PROVIDED MATERIAL:
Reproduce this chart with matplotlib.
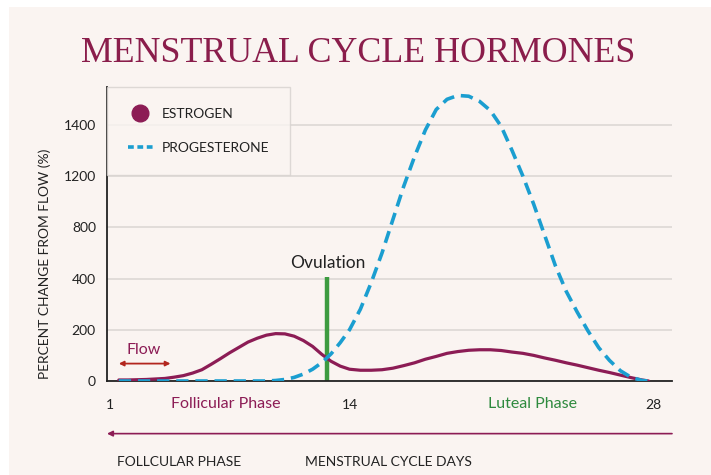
import numpy as np
import matplotlib
matplotlib.use("Agg")
import matplotlib.pyplot as plt
from matplotlib.lines import Line2D
from matplotlib.patches import Rectangle
import matplotlib.transforms as mtransforms

# ---- data -------------------------------------------------------------
days = [1.5, 2, 2.5, 3, 3.5, 4, 4.5, 5, 5.5, 6, 6.5, 7, 7.5, 8, 8.5, 9, 9.5,
        10, 10.5, 11, 11.5, 12, 12.5, 13, 13.5, 14, 14.5, 15, 15.5, 16, 16.5,
        17, 17.5, 18, 18.5, 19, 19.5, 20, 20.5, 21, 21.5, 22, 22.5, 23, 23.5,
        24, 24.5, 25, 25.5, 26, 26.5, 27, 27.5, 27.8]

estrogen = [4, 4, 5, 6, 8, 10, 15, 21, 31, 44, 65, 87, 110, 131, 152, 167, 179,
            185, 184, 175, 158, 135, 104, 77, 58, 46, 42, 42, 44, 50, 60,
            71, 85, 96, 108, 115, 120, 122, 122, 119, 113, 108, 100, 90, 81,
            71, 62, 52, 42, 33, 23, 13, 4, 0]

progesterone = [0, 0, 0, 0, 0, 0, 0, 0, 0, 0, 0, 0, 0, 0, 0, 0, 0,
                2, 6, 14, 27, 46, 72, 106, 150, 200, 280, 384, 600, 860, 1120,
                1276, 1380, 1460, 1500, 1515, 1512, 1492, 1456, 1394, 1300, 1200, 980, 740, 500,
                350, 270, 196, 130, 80, 40, 14, 2, 0]

ovulation_day = 12.8
ovulation_top = 410

y_ticks = [0, 200, 400, 800, 1200, 1400]
x_ticks = [1, 14, 28]
series_labels = ["ESTROGEN", "PROGESTERONE"]

# ---- colours ----------------------------------------------------------
BG = "#faf4f1"
MAROON = "#8c1c55"
TITLE = "#8a1d4b"
BLUE = "#1b9ed0"
GREEN = "#3d9b40"
GREEN_TXT = "#2e8a3e"
RED = "#b3261e"
INK = "#222222"
GRID = "#dad5d2"

SANS = ["Lato", "DejaVu Sans"]
plt.rcParams["font.family"] = SANS

# ---- piecewise axis scales -------------------------------------------
# y: ticks are evenly spaced although their values are not
_yv = np.array([-200, 0, 200, 400, 800, 1200, 1400, 3400], float)
_yp = np.array([-1, 0, 1, 2, 3, 4, 5, 15], float)
def y_fwd(v):
    return np.interp(v, _yv, _yp)
def y_inv(p):
    return np.interp(p, _yp, _yv)

# x: the first half of the cycle is drawn a little narrower than the second
_xd = np.array([-99, 1, 14, 28, 128], float)
_xp = np.array([-100 * 18.45, 0, 240, 543.5, 543.5 + 100 * 21.68])
def x_fwd(d):
    return np.interp(d, _xd, _xp)
def x_inv(p):
    return np.interp(p, _xp, _xd)

# ---- figure -----------------------------------------------------------
fig = plt.figure(figsize=(7.11, 4.75), dpi=100, facecolor="white")
fig.patches.append(Rectangle((9 / 711, 0), 1, 1 - 7 / 475, transform=fig.transFigure,
                             facecolor=BG, edgecolor="none", zorder=-10))

ax = fig.add_axes([107 / 711, 1 - 381 / 475, 565 / 711, 294 / 475])
ax.set_facecolor(BG)
ax.set_xscale("function", functions=(x_fwd, x_inv))
ax.set_yscale("function", functions=(y_fwd, y_inv))
ax.set_xlim(0.86, 28.88)
ax.set_ylim(0, 1548)

ax.set_yticks(y_ticks)
ax.set_yticklabels([str(v) for v in y_ticks])
ax.set_xticks(x_ticks)
ax.set_xticklabels([str(v) for v in x_ticks])
ax.xaxis.set_minor_locator(matplotlib.ticker.NullLocator())
ax.yaxis.set_minor_locator(matplotlib.ticker.NullLocator())
ax.tick_params(axis="y", length=0, pad=8, labelsize=10, labelcolor=INK)
ax.tick_params(axis="x", length=0, pad=13, labelsize=10, labelcolor=INK)

ax.grid(axis="y", color=GRID, linewidth=1.1)
ax.set_axisbelow(True)
for side in ("top", "right"):
    ax.spines[side].set_visible(False)
for side in ("left", "bottom"):
    ax.spines[side].set_color(INK)
    ax.spines[side].set_linewidth(1.3)

# ovulation marker
ax.vlines(ovulation_day, 0, ovulation_top, color=GREEN, linewidth=3.2, zorder=2)
ax.text(ovulation_day, 522, "Ovulation", ha="center", va="center",
        fontsize=12.5, color=INK, zorder=5)

# hormone curves
ax.plot(days, estrogen, color=MAROON, linewidth=2.3, solid_capstyle="round",
        solid_joinstyle="round", zorder=3)
ax.plot(days, progesterone, color=BLUE, linewidth=2.6, dashes=(3.4, 1.9), zorder=4)

# flow annotation
ax.annotate("", xy=(1.5, 68), xytext=(4.3, 68),
            arrowprops=dict(arrowstyle="<|-|>", color=RED, lw=1.3, mutation_scale=7,
                            shrinkA=0, shrinkB=0))
ax.text(2.86, 123, "Flow", ha="center", va="center", fontsize=11.5, color=MAROON)

# phase names under the axis
xblend = mtransforms.blended_transform_factory(ax.transData, ax.transAxes)
ax.text(7.3, -0.078, "Follicular Phase", transform=xblend, ha="center", va="center",
        fontsize=11.5, color=MAROON)
ax.text(22.46, -0.078, "Luteal Phase", transform=xblend, ha="center", va="center",
        fontsize=11.5, color=GREEN_TXT)

# bottom arrow and captions
ax.annotate("", xy=(0.0, -0.179), xytext=(1.0, -0.179), xycoords="axes fraction",
            textcoords="axes fraction", annotation_clip=False,
            arrowprops=dict(arrowstyle="-|>", color=MAROON, lw=1.2, mutation_scale=8,
                            shrinkA=0, shrinkB=0))
ax.text(0.0177, -0.274, "FOLLCULAR PHASE", transform=ax.transAxes, ha="left",
        va="center", fontsize=10, color=INK)
ax.text(0.351, -0.274, "MENSTRUAL CYCLE DAYS", transform=ax.transAxes, ha="left",
        va="center", fontsize=10, color=INK)

# y label
fig.text(45 / 711, 1 - 264 / 475, "PERCENT CHANGE FROM FLOW (%)", rotation=90,
         ha="center", va="center", fontsize=9.9, color=INK)

# title
fig.text(358 / 711, 1 - 62 / 475, "MENSTRUAL CYCLE HORMONES", ha="center",
         va="baseline", fontsize=25.8, color=TITLE, family=["Liberation Serif", "DejaVu Serif"])

# legend
handles = [
    Line2D([], [], color=MAROON, marker="o", linestyle="none", markersize=12),
    Line2D([], [], color=BLUE, linewidth=2.6, dashes=(1.6, 1.0)),
]
leg = ax.legend(handles, series_labels, loc="upper left", bbox_to_anchor=(0, 1),
                borderaxespad=0, frameon=True, fancybox=False, fontsize=10,
                handlelength=1.8, handletextpad=0.65, borderpad=1.5, labelspacing=1.6,
                labelcolor=INK)
leg.get_frame().set_facecolor(BG)
leg.get_frame().set_edgecolor("#d6d1ce")
leg.get_frame().set_linewidth(1.0)
leg.set_zorder(6)

fig.savefig("out.png", dpi=100, facecolor=fig.get_facecolor())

WHAT THIS TASK INVOLVES:
Please take the lines from the beginning of the data above through the line holding "import matplotlib.transforms as mtransforms" and transcribe them exactly, without any pictures.

RESULT:
Reproduce this chart with matplotlib.
import numpy as np
import matplotlib
matplotlib.use("Agg")
import matplotlib.pyplot as plt
from matplotlib.lines import Line2D
from matplotlib.patches import Rectangle
import matplotlib.transforms as mtransforms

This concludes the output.